On the statistical equivalence of restrained-ensemble simulations with the maximum entropy method
By Benoı̂t Roux, and Jonathan Weare.
Published in Journal of Chemical Physics 138(8): 084107 on February 28, 2013. PMID: 23464140. PMCID: PMC3598863. Link to Pubmed page.
Core Facility: Computational Modeling
An issue of general interest in computer simulations is to incorporate information from experiments into a structural model. An important caveat in pursuing this goal is to avoid corrupting the resulting model with spurious and arbitrary biases.
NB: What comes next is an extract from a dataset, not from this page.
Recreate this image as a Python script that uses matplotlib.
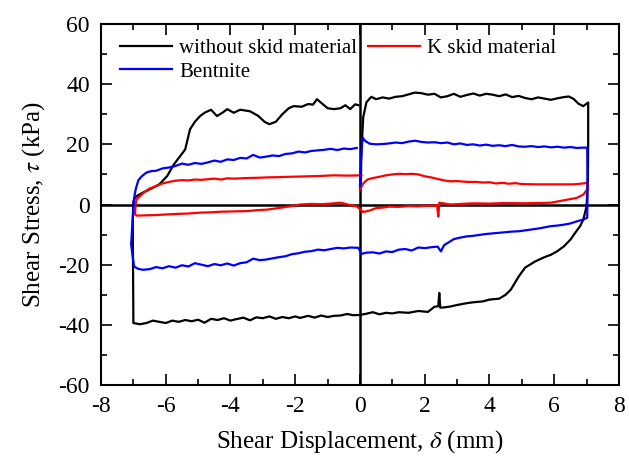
import matplotlib
matplotlib.use("Agg")
import matplotlib.pyplot as plt
from matplotlib.ticker import MultipleLocator

plt.rcParams['font.family'] = ['Liberation Serif', 'DejaVu Serif']
plt.rcParams['mathtext.fontset'] = 'stix'
plt.rcParams['axes.unicode_minus'] = False

# --- data (displacement mm, stress kPa) ---
# without skid material: upper right -> drop at +7 -> lower path -> rise at -7 -> upper left
black_x = [0.02, 0.05, 0.1, 0.2, 0.35, 0.5, 0.7, 0.9, 1.1, 1.3, 1.5, 1.7, 1.9, 2.1, 2.3,
           2.5, 2.7, 2.9, 3.1, 3.3, 3.5, 3.7, 3.9, 4.1, 4.3, 4.5, 4.7, 4.9, 5.1, 5.3,
           5.5, 5.7, 5.9, 6.1, 6.3, 6.45, 6.6, 6.75, 6.9, 7.05,
           7.05, 7.04, 7.0, 6.9, 6.8, 6.65, 6.5, 6.3, 6.1, 5.9, 5.7, 5.4, 5.1, 4.9,
           4.66, 4.5, 4.3, 4.0, 3.8, 3.5, 3.3, 3.0, 2.8, 2.6, 2.48, 2.45, 2.42, 2.3,
           2.1, 1.8, 1.5, 1.2, 1.0, 0.8, 0.6, 0.4, 0.2, 0.0, -0.2, -0.4, -0.6, -0.8,
           -1.0, -1.2, -1.4, -1.6, -1.85, -2.0, -2.2, -2.4, -2.6, -2.8, -3.0, -3.2,
           -3.4, -3.6, -3.9, -4.0, -4.2, -4.4, -4.6, -4.8, -5.0, -5.2, -5.4, -5.6,
           -5.8, -6.0, -6.2, -6.4, -6.6, -6.8, -7.0,
           -7.02, -7.0, -6.95, -6.9, -6.7, -6.5, -6.2, -5.96, -5.75, -5.56, -5.4,
           -5.25, -5.1, -4.94, -4.8, -4.6, -4.42, -4.25, -4.1, -3.9, -3.7, -3.4,
           -3.15, -2.95, -2.8, -2.6, -2.4, -2.2, -2.05, -1.8, -1.6, -1.45, -1.33,
           -1.2, -1.0, -0.8, -0.6, -0.45, -0.3, -0.15, -0.05]
black_y = [5, 19, 29, 34, 35.8, 35.0, 35.6, 35.2, 35.8, 36.0, 36.6, 37.2, 37.0, 36.5, 36.8,
           35.6, 36.0, 36.8, 35.8, 36.4, 36.9, 36.2, 36.8, 36.5, 36.0, 36.6, 35.7, 36.1, 35.4, 35.0,
           35.6, 35.2, 34.8, 35.3, 35.7, 35.9, 35.1, 33.5, 32.7, 33.9,
           20, 8.3, -0.6, -5, -7.2, -9.4, -11.7, -13.9, -15.5, -16.7, -17.5, -19, -21, -24,
           -28.3, -30, -31.3, -31.6, -32.2, -32.5, -32.8, -33.4, -33.9, -34.2, -34.3, -29.4, -33.8, -34.0,
           -35.7, -35.4, -36.0, -35.8, -36.2, -36.0, -36.5, -35.8, -36.3, -36.7, -36.8, -36.4, -36.9, -37.0,
           -37.4, -36.9, -37.6, -37.0, -37.7, -37.2, -37.8, -37.4, -38.0, -37.2, -37.8, -37.5,
           -38.5, -37.6, -38.3, -38.6, -37.8, -38.4, -38.0, -39.3, -38.3, -38.8, -38.4, -39.0,
           -38.6, -39.4, -39.0, -38.6, -39.4, -39.8, -39.4,
           -5, 1, 2.2, 2.8, 4.0, 5.0, 6.7, 9.4, 13.3, 16, 18.3,
           25, 27.5, 29.4, 30.5, 31.5, 29.4, 30.5, 31.7, 30.5, 31.5, 31.0,
           29.5, 27.5, 26.7, 27.5, 30.0, 32.0, 32.7, 32.5, 33.4, 33.2, 35.0,
           33.8, 32.0, 31.7, 32.0, 33.0, 31.7, 33.3, 33.0]

# K skid material
red_x = [0.0, 0.1, 0.23, 0.4, 0.6, 0.8, 1.0, 1.2, 1.4, 1.6, 1.8, 2.0, 2.2, 2.4, 2.6,
         2.8, 3.0, 3.2, 3.4, 3.6, 3.8, 4.0, 4.2, 4.4, 4.6, 4.8, 5.0, 5.4, 5.8, 6.2,
         6.6, 6.9, 7.0, 7.05,
         7.02, 6.9, 6.7, 6.4, 6.1, 5.9, 5.5, 5.0, 4.5, 4.0, 3.5, 3.3, 2.8, 2.45,
         2.42, 2.38, 2.1, 1.78, 1.5, 1.2, 0.9, 0.73, 0.5, 0.3, 0.1, -0.1, -0.3,
         -0.6, -0.9, -1.2, -1.5, -1.85, -2.1, -2.4, -2.87, -3.2, -3.5, -3.9, -4.3,
         -4.6, -4.94, -5.3, -5.6, -5.96, -6.3, -6.6, -6.9,
         -6.95, -6.93, -6.9, -6.8, -6.65, -6.5, -6.3, -6.1, -5.9, -5.7, -5.5, -5.3,
         -5.1, -4.9, -4.7, -4.5, -4.3, -4.1, -3.9, -3.5, -3.1, -2.9, -2.5, -2.2,
         -1.85, -1.5, -1.2, -0.8, -0.4, 0.05]
red_y = [5, 7.0, 8.3, 8.8, 9.2, 9.7, 10.0, 10.2, 10.1, 10.2, 10.0, 9.4, 9.0, 8.5, 8.0,
         7.7, 7.8, 7.6, 7.5, 7.5, 7.3, 7.4, 7.0, 7.2, 6.9, 7.1, 6.8, 6.7, 6.7, 6.7,
         6.7, 7.0, 7.2, 6.1,
         5.0, 3.3, 2.2, 1.6, 1.0, 0.6, 0.5, 0.4, 0.5, 0.3, 0.4, 0.3, 0.0, 0.6,
         -4.0, -0.3, -0.4, -0.6, -0.5, -0.8, -0.7, -1.0, -1.2, -2.0, -2.5, -0.6, -0.2,
         0.6, 0.3, 0.1, 0.2, 0.0, -0.5, -1.0, -1.7, -1.9, -2.2, -2.3, -2.4,
         -2.6, -2.7, -3.0, -3.1, -3.3, -3.5, -3.6, -3.7,
         -3.3, 0.0, 1.7, 2.8, 4.2, 5.3, 6.1, 7.0, 7.5, 7.9, 8.1, 8.0,
         8.3, 8.2, 8.4, 8.6, 8.3, 8.7, 8.6, 8.8, 8.9, 9.0, 9.1, 9.2,
         9.3, 9.4, 9.5, 9.7, 9.6, 9.7]

# Bentnite
blue_x = [0.0, 0.03, 0.08, 0.15, 0.3, 0.5, 0.7, 0.9, 1.1, 1.3, 1.5, 1.7, 1.9, 2.1, 2.3,
          2.5, 2.7, 2.9, 3.1, 3.3, 3.5, 3.7, 3.9, 4.1, 4.3, 4.5, 4.7, 4.9, 5.1, 5.3,
          5.5, 5.7, 5.9, 6.1, 6.3, 6.5, 6.7, 6.9, 7.02,
          7.03, 7.02, 6.9, 6.7, 6.5, 6.3, 6.1, 5.9, 5.7, 5.5, 5.3, 5.1, 4.9, 4.7,
          4.5, 4.3, 4.1, 3.9, 3.7, 3.5, 3.3, 3.1, 2.9, 2.75, 2.6, 2.5, 2.4, 2.2, 2.0,
          1.8, 1.6, 1.4, 1.2, 1.0, 0.8, 0.6, 0.4, 0.2, 0.05, -0.05, -0.3, -0.5, -0.7,
          -0.9, -1.1, -1.3, -1.5, -1.7, -1.9, -2.1, -2.3, -2.5, -2.7, -2.9, -3.1,
          -3.3, -3.5, -3.7, -3.9, -4.1, -4.3, -4.5, -4.7, -4.9, -5.1, -5.3, -5.5,
          -5.7, -5.9, -6.1, -6.3, -6.5, -6.7, -6.85, -6.98, -7.07,
          -7.02, -6.98, -6.93, -6.85, -6.75, -6.6, -6.45, -6.3, -6.1, -5.9, -5.7,
          -5.5, -5.3, -5.1, -4.9, -4.7, -4.5, -4.3, -4.1, -3.9, -3.7, -3.5, -3.3,
          -3.1, -2.9, -2.7, -2.5, -2.3, -2.1, -1.9, -1.7, -1.5, -1.3, -1.1, -0.9,
          -0.7, -0.5, -0.3, -0.1]
blue_y = [6, 15, 22.3, 21.2, 20.2, 20.0, 20.1, 20.3, 20.6, 20.4, 20.9, 21.2, 20.8, 20.6, 20.7,
          20.4, 20.6, 20.0, 20.3, 19.8, 20.0, 19.6, 19.9, 19.5, 19.7, 19.4, 19.8, 19.3, 19.2, 19.4,
          19.1, 19.3, 19.0, 19.2, 18.9, 19.1, 18.8, 18.9, 18.9,
          5, -4.4, -5.0, -5.6, -6.3, -6.7, -7.0, -7.2, -7.6, -8.0, -8.3, -8.6, -8.9, -9.0,
          -9.2, -9.4, -9.6, -9.8, -10.1, -10.4, -10.6, -11.0, -11.5, -12.5, -13.5, -15.6, -14.0, -14.2, -14.5,
          -14.3, -15.3, -14.8, -15.0, -15.8, -15.6, -16.3, -15.9, -16.0, -16.4, -14.4, -14.3, -14.6, -14.4,
          -14.8, -15.2, -15.0, -15.5, -15.7, -16.2, -16.5, -17.2, -17.5, -17.9, -18.3, -18.5,
          -18.0, -19.2, -19.5, -20.3, -19.6, -20.2, -19.8, -20.5, -20.0, -19.5, -20.6, -20.2,
          -21.0, -20.5, -21.2, -20.8, -21.5, -21.7, -21.4, -20.6, -13.3,
          -5, 2, 5, 8, 9.3, 10.6, 11.1, 11.2, 12.0, 12.3, 12.8,
          13.6, 13.2, 13.8, 13.5, 14.0, 14.6, 14.2, 15.0, 14.8, 15.5, 15.3, 16.5,
          15.6, 15.9, 16.3, 16.1, 16.8, 17.0, 17.6, 17.3, 17.8, 18.0, 18.2, 18.5,
          18.1, 18.6, 18.4, 18.8]

x_ticks = [-8, -6, -4, -2, 0, 2, 4, 6, 8]
y_ticks = [-60, -40, -20, 0, 20, 40, 60]

fig = plt.figure(figsize=(6.29, 4.66), dpi=100)
ax = fig.add_axes([0.1606, 0.1738, 0.8234, 0.7747])

l_black, = ax.plot(black_x, black_y, color='black', lw=1.6, label='without skid material')
l_red, = ax.plot(red_x, red_y, color='red', lw=1.6, label='K skid material')
l_blue, = ax.plot(blue_x, blue_y, color='blue', lw=1.6, label='Bentnite')

ax.axhline(0, color='black', lw=1.8, zorder=1)
ax.axvline(0, color='black', lw=1.8, zorder=1)

ax.set_xlim(-8, 8)
ax.set_ylim(-60, 60)
ax.set_xticks(x_ticks)
ax.set_yticks(y_ticks)
ax.xaxis.set_minor_locator(MultipleLocator(1))
ax.yaxis.set_minor_locator(MultipleLocator(10))
ax.tick_params(which='both', direction='in', top=True, right=True, width=1.2)
ax.tick_params(which='major', length=8, labelsize=17, pad=8)
ax.tick_params(which='minor', length=4)
for s in ax.spines.values():
    s.set_linewidth(1.5)

ax.set_xlabel(r'Shear Displacement, $\delta$ (mm)', fontsize=18, labelpad=8)
ax.set_ylabel(r'Shear Stress, $\tau$ (kPa)', fontsize=18, labelpad=8)

ax.legend(handles=[l_black, l_blue, l_red], ncol=2, loc='upper left',
          bbox_to_anchor=(0.0, 1.012), frameon=False,
          fontsize=15, handlelength=2.5, handletextpad=0.35, columnspacing=0.5,
          labelspacing=0.2, borderaxespad=0.2, borderpad=0.7)

fig.savefig('out.png', dpi=100)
While the problem of biasing thermodynamic ensembles can be formulated rigorously using the maximum entropy method introduced by Jaynes, the approach can be cumbersome in practical applications with the need to determine multiple unknown coefficients iteratively. A popular alternative strategy to incorporate the information from experiments is to rely on restrained-ensemble molecular dynamics simulations. However, the fundamental validity of this computational strategy remains in question. Here, it is demonstrated that the statistical distribution produced by restrained-ensemble simulations is formally consistent with the maximum entropy method of Jaynes. This clarifies the underlying conditions under which restrained-ensemble simulations will yield results that are consistent with the maximum entropy method.
Note: This article was identified by the Journal of Chemical Physics as being on the list of Top 20 Most Read of March 2013.